Split cycle engines—engines that split the functions of a normal four-cycle piston into two separate but adjacent and complementary pistons—have never been able to match the efficiency and overall function of traditional internal combustion engines, but a new design could change all that.
By tweaking the standard split-cycle design with new features like a compressed air tank that captures wasted energy from the system, the Scuderi Group claim not only to have matched the efficiency of the standard four-cycle engine, but to have far surpassed it.
The Scuderi Group’s design has drawn interest from nine major carmakers, the company says, but has yet to prove the technology in real world prototype tests. But in computer simulations that install a Scuderi engine in a 2004 Chevy Cavalier, the split-cycle engine shows to reduce fuel consumption by 25 to 36 percent, translating roughly to a 50 percent improvement in overall fuel economy.
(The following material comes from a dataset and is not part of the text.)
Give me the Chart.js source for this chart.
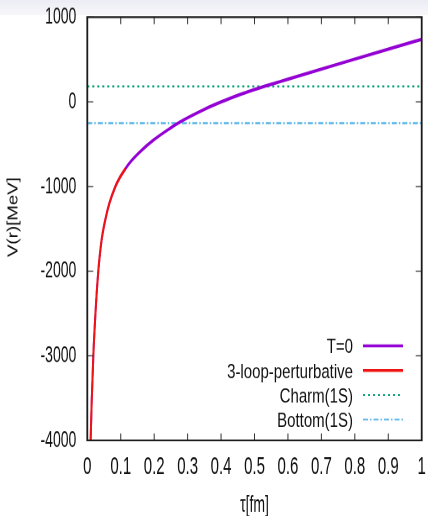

The engine does so by tweaking old split-cycle designs to be more efficient and to trap wasted energy so that it can be fed back into the system. Traditional four-cycle engines have four piston strokes: a down-stroke that pulls air into the cylinder, a compression up-stroke that compresses air (and fuel) in the cylinder, a combustions stroke in which the fuel and air is ignited and turned to kinetic energy, and another up-stroke in which the exhaust is cleared from the cylinder.